Urban sent me a link to Brian Hayes’s American Scientist article “The Post-OOP Paradigm”. Hayes writes:
Every generation has to reinvent the practice of computer programming. In the 1950s the key innovations were programming languages such as Fortran and Lisp. The 1960s and ‘70s saw a crusade to root out “spaghetti code” and replace it with “structured programming.” Since the 1980s software development has been dominated by a methodology known as object-oriented programming, or OOP. Now there are signs that OOP may be running out of oomph, and discontented programmers are once again casting out for the next big idea. It’s time to look at what might await us in the post-OOP era […].
To talk about the post-OOP era, Hayes has to summarize the history of computer programming, which he does brilliantly. In doing this, he addresses something I’ve been thinking about the last few days – namely, what non-programmers think programming is. A common question from users is whether some desired feature would be “difficult” to create. Mostly, it’s not a question of difficulty at all, but of how long it would take. Some features are indeed difficult to find good solutions to, but I don’t think that’s what they refer to – I think they mean the process of writing the instructions for what the computer should do.
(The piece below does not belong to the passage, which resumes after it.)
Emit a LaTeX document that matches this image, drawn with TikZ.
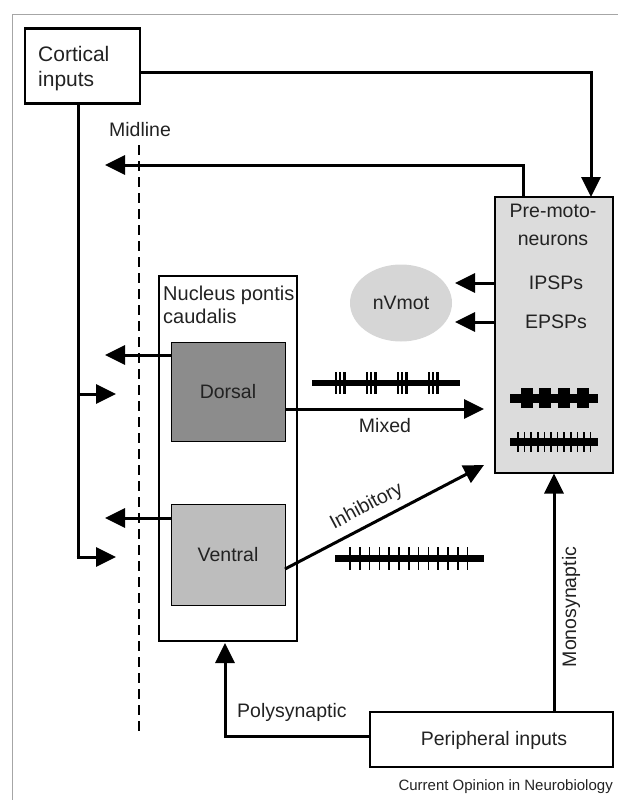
\documentclass[tikz,border=0pt]{standalone}
\usepackage{fontspec}
\setmainfont{Liberation Sans}
\usetikzlibrary{arrows.meta,shapes.geometric}
\definecolor{txt}{HTML}{222222}
\definecolor{boxgray}{HTML}{DCDCDC}
\definecolor{dorsalgray}{HTML}{8C8C8C}
\definecolor{ventralgray}{HTML}{BDBDBD}
\definecolor{ellgray}{HTML}{D6D6D6}
\tikzset{
  lbl/.style={font=\fontsize{19.5}{23}\selectfont, text=txt, inner sep=0pt},
  conn/.style={line width=3pt, -{Triangle[length=20pt,width=19pt]}},
  plain/.style={line width=3pt},
  frame/.style={draw, line width=2.2pt, rectangle},
}
\begin{document}
\begin{tikzpicture}[x=1pt,y=-1pt]
\useasboundingbox (0,0) rectangle (618,800);
% outer frame
\draw[gray!70, line width=1pt] (12,800) -- (12,15) -- (618,15);
% cortical inputs
\node[frame, line width=2.8pt, minimum width=115pt, minimum height=75pt] (cort) at (82.5,66) {};
\node[lbl, font=\fontsize{21}{24}\selectfont, align=left, anchor=west] at (38,69) {Cortical\\[1pt]inputs};
% pre-moto box
\node[frame, fill=boxgray, minimum width=118pt, minimum height=276pt] (pre) at (554,335) {};
\node[lbl, align=center] at (553,225) {Pre-moto-\\[5pt]neurons};
\node[lbl] (ipsp) at (556,283) {IPSPs};
\node[lbl] (epsp) at (556,322) {EPSPs};
% nVmot
\node[ellipse, fill=ellgray, minimum width=102pt, minimum height=77pt, inner sep=0pt] (nv) at (401,303) {};
\node[lbl] at (401,303) {nVmot};
% nucleus box
\node[frame, minimum width=138pt, minimum height=365pt] (nuc) at (228,458.5) {};
\node[lbl, font=\fontsize{20}{23}\selectfont, align=left, anchor=north west] at (163,286) {Nucleus pontis\\[0pt]caudalis};
\node[draw, line width=1pt, fill=dorsalgray, minimum width=114pt, minimum height=99pt] (dor) at (228,392) {};
\node[lbl] at (228,392) {Dorsal};
\node[draw, line width=1pt, fill=ventralgray, minimum width=114pt, minimum height=101pt] (ven) at (228,555) {};
\node[lbl] at (228,555) {Ventral};
% peripheral inputs
\node[frame, line width=2.5pt, minimum width=243pt, minimum height=55pt] (per) at (491.5,739.5) {};
\node[lbl] at (494,740) {Peripheral inputs};
% midline
\draw[line width=2.2pt, dash pattern=on 10pt off 6pt] (139,145) -- (139,736);
\node[lbl] (mid) at (140,130) {Midline};
% coordinates
\coordinate (c1) at (591,72);
\coordinate (c2) at (591,197);
\coordinate (ml1) at (105,165);
\coordinate (ml2) at (105,355);
\coordinate (ml3) at (105,518);
\coordinate (r1) at (116,394);
\coordinate (r2) at (116,557);
\coordinate (mx) at (484,409);
\coordinate (inh) at (484,465);
% cortical connections
\draw[plain] (cort.east |- c1) -- (591,72) -- (591,180);
\draw[conn] (591,170) -- (c2);
\draw[plain] (78,103.5) -- (78,557);
\draw[conn] (78,394) -- (r1);
\draw[conn] (76.5,557) -- (r2);
% premoto back to midline
\draw[conn] (523,197.5) -- (523,165) -- (ml1);
% dorsal / ventral to midline
\draw[conn] (dor.west |- ml2) -- (ml2);
\draw[conn] (ven.west |- ml3) -- (ml3);
% ipsp / epsp
\draw[conn] (495,283) -- (455,283);
\draw[conn] (495,322) -- (455,322);
% mixed
\draw[conn] (285,409) -- (mx);
\node[lbl] at (385,426) {Mixed};
% inhibitory
\draw[conn] (285,569) -- (inh);
\node[lbl, rotate=28, anchor=base] at (369,511) {Inhibitory};
% monosynaptic
\draw[conn] (554,712) -- (554,473.5);
\node[lbl, rotate=90] at (571,607) {Monosynaptic};
% polysynaptic
\draw[conn] (per.west |- 0,736) -- (225,736) -- (225,643);
\node[lbl, anchor=west] at (237,712) {Polysynaptic};
% credit
\node[font=\fontsize{15}{18}\selectfont, text=txt, anchor=east, inner sep=0pt] at (613,787) {Current Opinion in Neurobiology};
% mixed bar
\draw[line width=6pt] (312,383) -- (460,383);
\foreach \x in {336,367,398,429}{
  \foreach \d in {0,4,8.5}{ \draw[line width=2.4pt] (\x+\d,372) -- (\x+\d,394); }
}
% bar with blocks in premoto
\draw[line width=9pt] (510,398) -- (598,398);
\foreach \x in {527,545,564,583}{ \fill (\x-6,388) rectangle (\x+6,408); }
% ticked bar in premoto
\draw[line width=8pt] (510,442) -- (598,442);
\foreach \i in {0,...,11}{ \draw[line width=1.5pt] (518+\i*6.6,432) -- (518+\i*6.6,452); }
% ticked bar (inhibitory)
\draw[line width=7pt] (335,558) -- (484,558);
\foreach \i in {0,...,12}{ \draw[line width=1.6pt] (350+\i*9.8,547) -- (350+\i*9.8,570); }
\end{tikzpicture}
\end{document}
I thought about saying something about the vast number of instructions that a computer program contains, and how you must organize them into – using technical writing as analogy – parts, chapters, paragraphs, and sentences. Sometimes it takes longer to figure out how a feature fits in with the existing parts, chapters, etc. Brian Hayes describes how “The very first programs were written in pure binary notation,” and how, later, this task was made easier with the invention of assembly language, “in which raw binary codes were replaced by symbols such as load, store, add, sub.”. He continues:
Assembly language was a crucial early advance, but still the programmer had to keep in mind all the minutiae in the instruction set of a specific computer. Evaluating a short mathematical expression such as x² + y² might require dozens of assembly-language instructions. Higher-level languages freed the programmer to think in terms of variables and equations rather than registers and addresses.
Now, this might not be something that can be presented to a non-programmer, but explaining programming by referring to milestones in the evolution of programming languages seems like an appropriate thing to do.
I strongly recommend programmers to the article. The post-OOP era, according to Hayes, holds things such as aspect-oriented programming, generative programming, and patterns. He also mentions extreme programming. In June, I blogged about a similar article in Software Development Magazine by Grady Booch, titled Through the Looking Glass (registration required), in which he listed patterns, “multiple views in the science and practice of software architecture,” and aspect-oriented programming, as parts of a coming sea change which he (and a few others) calls “multifaceted software”.